Now damage can happens in one of 2 ways.

  1. Slow and compounding. Like chipping away at a wall till it finally falls over.
  2. Fast and large. A lot of damage at once, like being hit by a car.

Our modern lifestyles lend itself to the 1st type. We generally tend to break our bodies down over a long period of time before we see symptoms of pain. Physical, chemical or even emotional stressors are the vehicle for this progressive breakdown we see around us. This is why many people generally report a painful episode from doing seemingly something trivial like tying their shoes, picking up the washing off the floor, sleeping or even washing their hair in the shower. The event wasn’t the cause but rather the back story leading up to it.

 

How do you avoid pain?

 

Prevention is better than cure! The time to be looking after yourself is when you’re cruising and there aren’t obvious pain and symptoms.

We don’t live life in a bubble or a vacuum, so life will always be life. We always break down and at some times faster than others. The key is to stay on top of things and make sure you feeding your body with the building blocks it needs to thrive.

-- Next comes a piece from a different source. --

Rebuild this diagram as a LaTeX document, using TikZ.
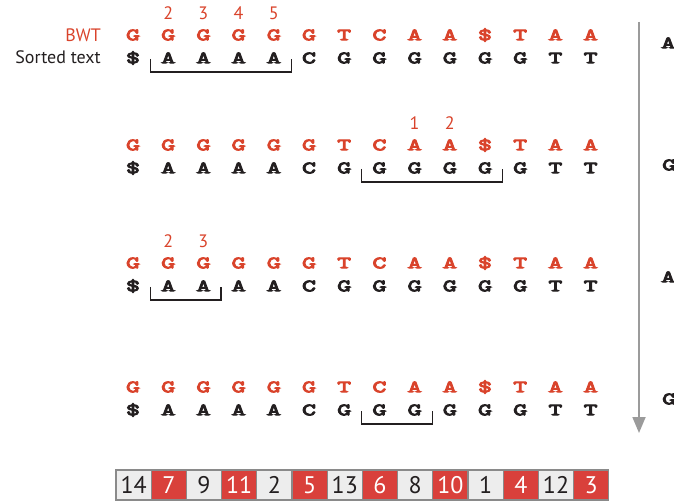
\documentclass[tikz,border=0pt]{standalone}
\usepackage{fontspec}
\setmainfont{PT Sans}
\newfontfamily\seqfont{Latin Modern Mono}[FakeBold=6,FakeStretch=1.6]
\usepackage{tikz}
\usetikzlibrary{arrows.meta,positioning,calc}
\definecolor{BWTRed}{HTML}{D9432B}
\definecolor{CellRed}{HTML}{D9403B}
\definecolor{CellGrey}{HTML}{EDEDED}
\definecolor{CellEdge}{HTML}{8A8A8A}
\definecolor{FlowGrey}{HTML}{9B9B9B}
\definecolor{InkDark}{HTML}{231F20}

\begin{document}
\begin{tikzpicture}[
    x=1pt, y=-1pt,
    bwt/.style={
      font=\fontsize{17}{17}\selectfont\seqfont,
      text=BWTRed,
      inner sep=0pt,
      text height=10.4pt,
      text depth=0pt
    },
    sorted/.style={
      bwt,
      text=InkDark
    },
    idx/.style={
      font=\fontsize{18}{18}\selectfont,
      text=BWTRed,
      inner sep=0pt
    },
    label/.style={
      font=\fontsize{18}{18}\selectfont,
      anchor=east,
      inner sep=0pt
    },
    brk/.style={
      draw=InkDark,
      line width=1.2pt
    },
    flow/.style={
      -{Triangle[length=16pt,width=13pt]},
      line width=1.8pt,
      color=FlowGrey
    },
    plain/.style={
      draw=CellEdge,
      line width=1.3pt,
      fill=CellGrey,
      text=InkDark,
      minimum width=35.2pt,
      minimum height=30pt,
      inner sep=0pt,
      font=\fontsize{24}{24}\selectfont
    },
    hot/.style={
      plain,
      fill=CellRed,
      text=white
    }
  ]

  \useasboundingbox (0,0) rectangle (674,502);

  % the four rounds of the search
  \foreach \r/\y in {1/35, 2/145, 3/263, 4/387} {
    \foreach \ch [count=\i from 0] in {G,G,G,G,G,G,T,C,A,A,\$,T,A,A}
      \node[bwt] (b\r-\i) at ({133+35.2*\i},\y) {\ch};
    \foreach \ch [count=\i from 0] in {\$,A,A,A,A,C,G,G,G,G,G,G,T,T}
      \node[sorted] (s\r-\i) at ({133+35.2*\i},{\y+23}) {\ch};
  }

  \node[label, text=BWTRed] (bwtlab) at (101,35) {BWT};
  \node[label, text=InkDark] (sortlab) at (101,57) {Sorted text};

  % ranks above the BWT
  \foreach \c/\t [count=\k] in {1/2, 2/3, 3/4, 4/5}
    \node[idx] (n1-\k) at ([yshift=22pt]b1-\c.center) {\t};
  \foreach \c/\t [count=\k] in {8/1, 9/2}
    \node[idx] (n2-\k) at ([yshift=22pt]b2-\c.center) {\t};
  \foreach \c/\t [count=\k] in {1/2, 2/3}
    \node[idx] (n3-\k) at ([yshift=22pt]b3-\c.center) {\t};

  % ranges in the sorted text
  \foreach \r/\a/\b in {1/1/4, 2/7/10, 3/1/2, 4/7/8}
    \draw[brk] ([xshift=-17.6pt,yshift=-1pt]s\r-\a.center)
      |- ([xshift=17.6pt,yshift=-14pt]s\r-\b.center)
      -- ([xshift=17.6pt,yshift=-1pt]s\r-\b.center);

  % pattern read backwards
  \node[sorted, anchor=west] (p1) at (661,43) {A};
  \node[sorted, anchor=west] (p2) at (662,165) {G};
  \node[sorted, anchor=west] (p3) at (661,277) {A};
  \node[sorted, anchor=west] (p4) at (662,399) {G};

  \coordinate (ftop) at (639,22);
  \coordinate (fend) at (639,433);
  \draw[flow] (ftop) -- (fend);

  % suffix array
  \foreach \v/\s [count=\i from 0] in {14/plain, 7/hot, 9/plain, 11/hot,
      2/plain, 5/hot, 13/plain, 6/hot, 8/plain, 10/hot, 1/plain, 4/hot,
      12/plain, 3/hot}
    \node[\s] (sa\i) at ({133.6+35.2*\i},485) {\v};

\end{tikzpicture}
\end{document}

You can prevent your body from becoming increasingly susceptible to compounding lifestyle by ensuring you stay active, eat the right things, keep good work/life balance and above all ensuring your nervous system is working at its peak to help your body heal at its fastest rate. After all it’s easier for your body to bounce back from small micro-traumas than a compounding acute injury.

 

Why wait for pain to arrive before you do something about your health? Do something NOW to avoid the time, money and energy spent trying to fix things later.